> Task:
Retype only what runs from the first line of the listing to the line holding "from matplotlib.ticker import MultipleLocator", both included. Do not retype the pictures.

====== Source material ======

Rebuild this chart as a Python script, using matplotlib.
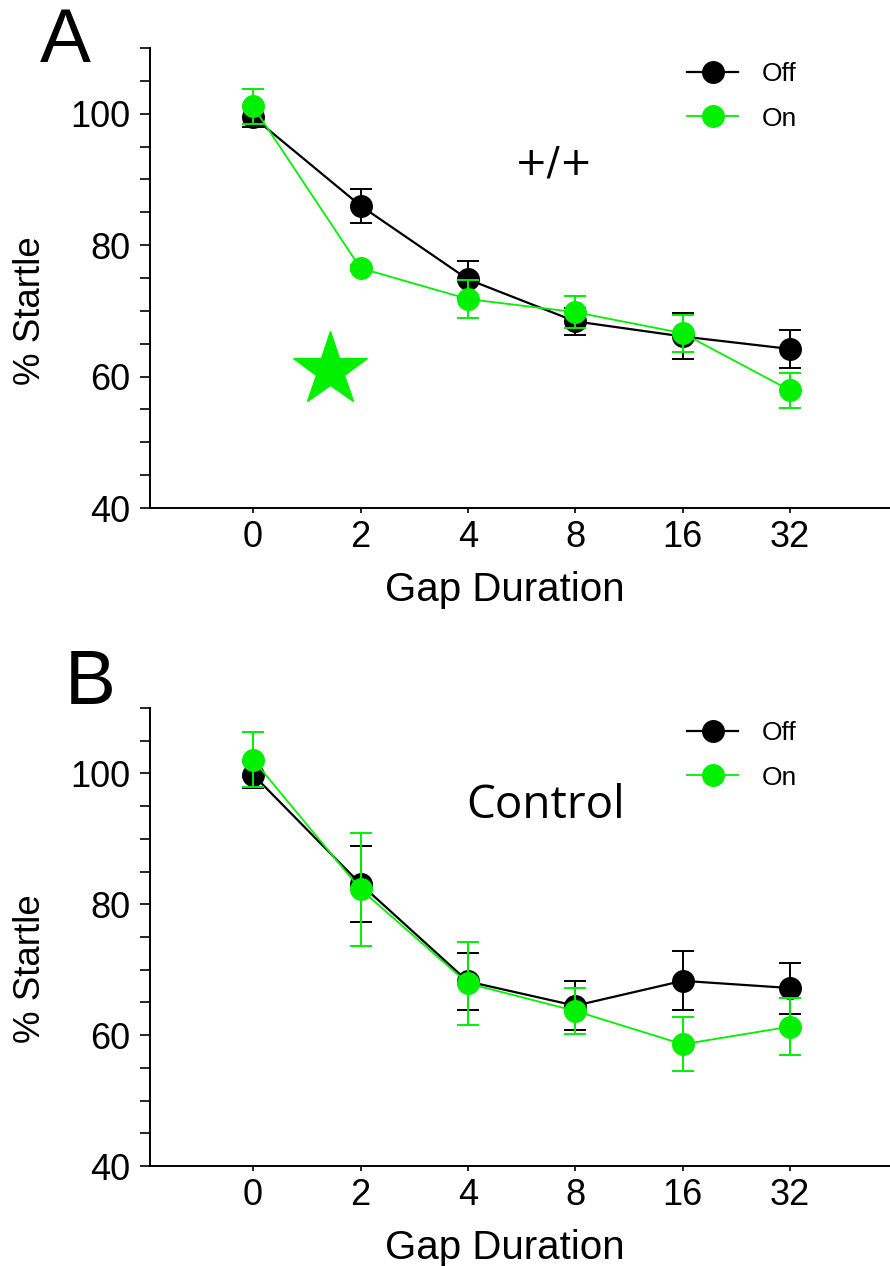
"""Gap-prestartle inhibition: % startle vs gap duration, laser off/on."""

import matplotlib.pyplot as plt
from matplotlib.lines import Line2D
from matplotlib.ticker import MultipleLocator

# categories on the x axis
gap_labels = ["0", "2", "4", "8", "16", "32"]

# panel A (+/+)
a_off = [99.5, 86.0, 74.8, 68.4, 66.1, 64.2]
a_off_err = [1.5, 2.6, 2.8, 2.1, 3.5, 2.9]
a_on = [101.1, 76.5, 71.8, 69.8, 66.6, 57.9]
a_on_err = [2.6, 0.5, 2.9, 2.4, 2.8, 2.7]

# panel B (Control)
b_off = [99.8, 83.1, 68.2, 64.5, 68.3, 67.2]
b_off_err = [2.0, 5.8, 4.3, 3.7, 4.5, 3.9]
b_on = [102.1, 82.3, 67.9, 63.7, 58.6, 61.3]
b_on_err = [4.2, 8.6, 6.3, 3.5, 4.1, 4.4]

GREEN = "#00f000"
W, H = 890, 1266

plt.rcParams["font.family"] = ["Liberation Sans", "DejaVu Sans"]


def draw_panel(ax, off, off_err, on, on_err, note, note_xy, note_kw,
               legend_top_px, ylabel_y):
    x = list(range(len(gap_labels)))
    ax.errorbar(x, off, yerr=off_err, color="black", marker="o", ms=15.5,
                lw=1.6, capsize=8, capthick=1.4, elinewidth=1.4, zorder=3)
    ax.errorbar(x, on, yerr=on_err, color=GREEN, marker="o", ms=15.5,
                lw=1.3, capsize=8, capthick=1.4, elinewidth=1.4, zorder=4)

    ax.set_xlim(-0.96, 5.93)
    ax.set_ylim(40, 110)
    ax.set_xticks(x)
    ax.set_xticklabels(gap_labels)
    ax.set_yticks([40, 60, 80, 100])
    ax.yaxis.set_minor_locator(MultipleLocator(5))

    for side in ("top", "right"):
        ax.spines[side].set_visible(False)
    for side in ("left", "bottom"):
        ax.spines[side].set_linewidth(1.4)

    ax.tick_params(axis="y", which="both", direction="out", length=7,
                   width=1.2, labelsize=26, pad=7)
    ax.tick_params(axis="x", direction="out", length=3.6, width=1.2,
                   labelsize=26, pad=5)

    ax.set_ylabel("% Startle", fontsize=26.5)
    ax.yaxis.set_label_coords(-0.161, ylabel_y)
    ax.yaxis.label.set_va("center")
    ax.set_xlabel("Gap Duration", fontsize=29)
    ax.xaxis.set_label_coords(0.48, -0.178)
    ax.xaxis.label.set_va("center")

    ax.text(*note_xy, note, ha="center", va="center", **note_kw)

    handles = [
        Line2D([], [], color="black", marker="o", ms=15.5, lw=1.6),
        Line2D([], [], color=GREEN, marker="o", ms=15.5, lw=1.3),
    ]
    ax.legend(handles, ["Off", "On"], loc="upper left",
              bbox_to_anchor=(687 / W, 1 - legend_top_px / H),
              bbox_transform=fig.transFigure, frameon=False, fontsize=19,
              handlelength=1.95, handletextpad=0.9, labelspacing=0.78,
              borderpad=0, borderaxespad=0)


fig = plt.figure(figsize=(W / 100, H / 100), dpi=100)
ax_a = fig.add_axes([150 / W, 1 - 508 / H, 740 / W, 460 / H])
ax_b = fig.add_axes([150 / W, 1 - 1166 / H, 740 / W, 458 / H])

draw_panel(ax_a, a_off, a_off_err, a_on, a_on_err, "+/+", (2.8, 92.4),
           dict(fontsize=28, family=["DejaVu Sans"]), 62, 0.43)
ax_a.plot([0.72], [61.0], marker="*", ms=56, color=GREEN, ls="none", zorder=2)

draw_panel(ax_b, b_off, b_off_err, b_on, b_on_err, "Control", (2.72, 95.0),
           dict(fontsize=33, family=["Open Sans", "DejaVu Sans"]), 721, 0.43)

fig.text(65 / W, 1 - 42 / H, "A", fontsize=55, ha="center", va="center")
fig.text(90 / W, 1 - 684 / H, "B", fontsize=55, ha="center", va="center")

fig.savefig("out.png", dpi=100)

======

> The output:
Rebuild this chart as a Python script, using matplotlib.
"""Gap-prestartle inhibition: % startle vs gap duration, laser off/on."""

import matplotlib.pyplot as plt
from matplotlib.lines import Line2D
from matplotlib.ticker import MultipleLocator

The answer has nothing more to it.